Set down, exactly as written, the lines from the top of the data to the line that holds "plt.rcParams['lines.scale_dashes'] = False", and omit the pictures.
>>>>
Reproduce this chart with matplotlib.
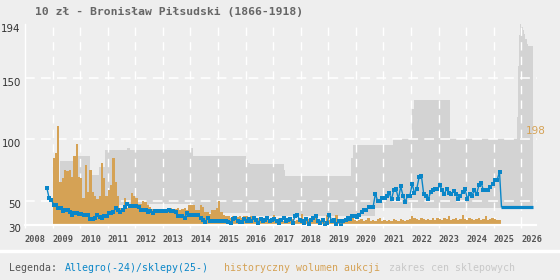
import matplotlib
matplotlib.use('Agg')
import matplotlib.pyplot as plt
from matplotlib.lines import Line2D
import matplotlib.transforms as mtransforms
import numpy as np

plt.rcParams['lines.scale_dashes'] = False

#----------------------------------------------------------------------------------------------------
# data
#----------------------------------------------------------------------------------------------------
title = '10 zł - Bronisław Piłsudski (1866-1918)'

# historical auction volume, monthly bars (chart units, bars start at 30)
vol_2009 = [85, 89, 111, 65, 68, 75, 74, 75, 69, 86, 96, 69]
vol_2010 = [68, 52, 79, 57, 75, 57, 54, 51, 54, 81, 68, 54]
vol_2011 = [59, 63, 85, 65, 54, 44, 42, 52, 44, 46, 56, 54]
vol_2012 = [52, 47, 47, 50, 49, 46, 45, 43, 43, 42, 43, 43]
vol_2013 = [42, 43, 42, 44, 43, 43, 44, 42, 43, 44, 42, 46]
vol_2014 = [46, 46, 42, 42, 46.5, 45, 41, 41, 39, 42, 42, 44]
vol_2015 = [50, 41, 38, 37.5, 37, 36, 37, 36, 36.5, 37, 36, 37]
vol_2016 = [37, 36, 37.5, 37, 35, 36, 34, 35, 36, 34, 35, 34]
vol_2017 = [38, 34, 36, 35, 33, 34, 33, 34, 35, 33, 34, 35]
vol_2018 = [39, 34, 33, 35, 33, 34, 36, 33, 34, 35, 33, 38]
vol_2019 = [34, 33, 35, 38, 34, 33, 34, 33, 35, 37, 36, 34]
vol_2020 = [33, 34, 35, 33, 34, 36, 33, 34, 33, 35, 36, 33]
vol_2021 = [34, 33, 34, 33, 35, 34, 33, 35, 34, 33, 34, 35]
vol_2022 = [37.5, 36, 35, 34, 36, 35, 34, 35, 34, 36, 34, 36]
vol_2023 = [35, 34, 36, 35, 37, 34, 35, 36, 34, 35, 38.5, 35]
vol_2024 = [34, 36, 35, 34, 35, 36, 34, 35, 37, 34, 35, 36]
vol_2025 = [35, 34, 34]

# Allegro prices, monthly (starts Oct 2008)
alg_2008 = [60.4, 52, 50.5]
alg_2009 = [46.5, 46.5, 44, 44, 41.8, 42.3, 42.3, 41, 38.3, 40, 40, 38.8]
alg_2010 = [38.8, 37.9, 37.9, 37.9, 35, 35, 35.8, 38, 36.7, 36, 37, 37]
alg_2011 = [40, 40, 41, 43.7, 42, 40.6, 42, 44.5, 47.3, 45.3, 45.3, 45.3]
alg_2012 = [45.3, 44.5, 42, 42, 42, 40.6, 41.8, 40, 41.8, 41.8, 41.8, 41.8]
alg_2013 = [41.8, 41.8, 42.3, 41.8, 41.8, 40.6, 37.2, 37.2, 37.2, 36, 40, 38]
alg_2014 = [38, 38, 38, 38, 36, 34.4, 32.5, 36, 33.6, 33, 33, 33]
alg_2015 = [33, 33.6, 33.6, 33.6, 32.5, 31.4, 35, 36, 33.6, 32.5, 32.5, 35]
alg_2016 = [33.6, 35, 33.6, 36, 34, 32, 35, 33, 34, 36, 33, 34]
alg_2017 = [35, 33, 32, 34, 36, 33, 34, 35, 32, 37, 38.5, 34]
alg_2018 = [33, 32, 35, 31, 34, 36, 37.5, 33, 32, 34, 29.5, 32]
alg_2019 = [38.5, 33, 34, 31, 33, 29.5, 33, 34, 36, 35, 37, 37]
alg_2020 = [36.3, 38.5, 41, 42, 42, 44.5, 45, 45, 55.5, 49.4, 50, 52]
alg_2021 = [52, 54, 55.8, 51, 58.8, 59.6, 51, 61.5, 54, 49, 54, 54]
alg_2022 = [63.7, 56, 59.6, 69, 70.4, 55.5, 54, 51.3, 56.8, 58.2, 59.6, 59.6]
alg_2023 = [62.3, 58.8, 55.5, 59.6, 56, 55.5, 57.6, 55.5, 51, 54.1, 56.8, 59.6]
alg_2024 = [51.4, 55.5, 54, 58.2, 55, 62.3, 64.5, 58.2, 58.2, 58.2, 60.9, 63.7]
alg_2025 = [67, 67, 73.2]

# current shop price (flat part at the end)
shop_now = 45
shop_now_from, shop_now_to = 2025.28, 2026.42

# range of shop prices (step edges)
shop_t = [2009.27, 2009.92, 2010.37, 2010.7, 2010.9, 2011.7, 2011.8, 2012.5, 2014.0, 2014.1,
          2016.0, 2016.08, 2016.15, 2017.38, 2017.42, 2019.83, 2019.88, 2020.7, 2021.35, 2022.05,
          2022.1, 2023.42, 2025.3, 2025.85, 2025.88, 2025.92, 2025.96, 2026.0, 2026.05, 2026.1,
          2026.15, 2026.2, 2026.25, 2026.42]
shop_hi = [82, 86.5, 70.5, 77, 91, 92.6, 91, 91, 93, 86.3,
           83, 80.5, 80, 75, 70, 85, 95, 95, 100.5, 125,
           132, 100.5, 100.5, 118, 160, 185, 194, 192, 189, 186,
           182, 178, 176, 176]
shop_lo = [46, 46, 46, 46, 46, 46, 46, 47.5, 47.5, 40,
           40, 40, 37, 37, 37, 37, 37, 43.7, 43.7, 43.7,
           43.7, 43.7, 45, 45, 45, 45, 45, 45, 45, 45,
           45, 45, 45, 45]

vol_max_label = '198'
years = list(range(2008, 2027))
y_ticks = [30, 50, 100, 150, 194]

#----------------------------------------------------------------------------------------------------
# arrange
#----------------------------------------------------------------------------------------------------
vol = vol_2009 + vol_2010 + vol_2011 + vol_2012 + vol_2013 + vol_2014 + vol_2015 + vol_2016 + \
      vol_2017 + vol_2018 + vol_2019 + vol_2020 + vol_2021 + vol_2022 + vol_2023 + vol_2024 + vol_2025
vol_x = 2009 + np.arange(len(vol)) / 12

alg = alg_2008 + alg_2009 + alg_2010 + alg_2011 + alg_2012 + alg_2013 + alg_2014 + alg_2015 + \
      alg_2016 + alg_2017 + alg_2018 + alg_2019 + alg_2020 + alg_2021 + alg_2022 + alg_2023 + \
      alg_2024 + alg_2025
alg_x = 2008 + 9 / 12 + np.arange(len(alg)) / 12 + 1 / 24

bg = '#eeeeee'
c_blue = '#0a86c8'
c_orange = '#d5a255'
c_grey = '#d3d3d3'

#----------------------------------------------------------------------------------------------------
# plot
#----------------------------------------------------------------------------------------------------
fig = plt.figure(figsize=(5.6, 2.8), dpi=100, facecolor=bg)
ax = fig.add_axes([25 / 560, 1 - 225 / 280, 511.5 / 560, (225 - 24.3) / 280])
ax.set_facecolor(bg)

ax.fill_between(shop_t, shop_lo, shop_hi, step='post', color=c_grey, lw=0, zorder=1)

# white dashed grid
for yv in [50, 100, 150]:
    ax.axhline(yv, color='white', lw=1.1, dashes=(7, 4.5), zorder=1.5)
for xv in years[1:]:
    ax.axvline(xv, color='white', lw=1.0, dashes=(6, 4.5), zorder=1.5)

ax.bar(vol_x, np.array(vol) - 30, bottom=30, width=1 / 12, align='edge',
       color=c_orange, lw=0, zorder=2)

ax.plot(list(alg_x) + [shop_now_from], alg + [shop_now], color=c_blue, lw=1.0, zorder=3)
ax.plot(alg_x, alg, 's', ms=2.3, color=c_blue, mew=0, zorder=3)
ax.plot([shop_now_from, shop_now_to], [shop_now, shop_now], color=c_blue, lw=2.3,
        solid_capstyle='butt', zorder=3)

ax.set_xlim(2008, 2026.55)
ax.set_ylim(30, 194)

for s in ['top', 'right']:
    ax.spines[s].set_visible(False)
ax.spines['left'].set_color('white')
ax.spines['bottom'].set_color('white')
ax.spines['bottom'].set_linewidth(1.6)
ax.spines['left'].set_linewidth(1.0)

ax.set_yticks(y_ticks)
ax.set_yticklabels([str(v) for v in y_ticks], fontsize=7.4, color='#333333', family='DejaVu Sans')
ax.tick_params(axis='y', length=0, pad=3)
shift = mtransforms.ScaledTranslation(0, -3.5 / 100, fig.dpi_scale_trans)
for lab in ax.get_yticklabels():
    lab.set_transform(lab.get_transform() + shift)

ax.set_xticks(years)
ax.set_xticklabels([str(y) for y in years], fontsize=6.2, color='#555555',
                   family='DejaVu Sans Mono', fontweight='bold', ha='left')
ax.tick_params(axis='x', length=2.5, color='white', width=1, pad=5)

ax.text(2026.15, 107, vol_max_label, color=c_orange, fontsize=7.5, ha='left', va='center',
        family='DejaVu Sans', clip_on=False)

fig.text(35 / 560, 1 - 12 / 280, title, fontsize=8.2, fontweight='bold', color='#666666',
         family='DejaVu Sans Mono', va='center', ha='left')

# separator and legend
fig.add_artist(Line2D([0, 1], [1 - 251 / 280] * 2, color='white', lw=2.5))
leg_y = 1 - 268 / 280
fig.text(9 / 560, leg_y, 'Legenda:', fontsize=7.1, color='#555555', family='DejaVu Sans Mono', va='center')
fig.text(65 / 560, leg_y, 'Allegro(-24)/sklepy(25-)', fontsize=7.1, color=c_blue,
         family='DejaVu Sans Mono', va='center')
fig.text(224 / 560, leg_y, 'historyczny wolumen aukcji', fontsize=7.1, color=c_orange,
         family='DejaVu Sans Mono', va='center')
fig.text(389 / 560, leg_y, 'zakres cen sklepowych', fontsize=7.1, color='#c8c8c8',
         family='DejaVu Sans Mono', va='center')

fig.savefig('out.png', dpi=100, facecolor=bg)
<<<<
#### Task solution:
Reproduce this chart with matplotlib.
import matplotlib
matplotlib.use('Agg')
import matplotlib.pyplot as plt
from matplotlib.lines import Line2D
import matplotlib.transforms as mtransforms
import numpy as np

plt.rcParams['lines.scale_dashes'] = False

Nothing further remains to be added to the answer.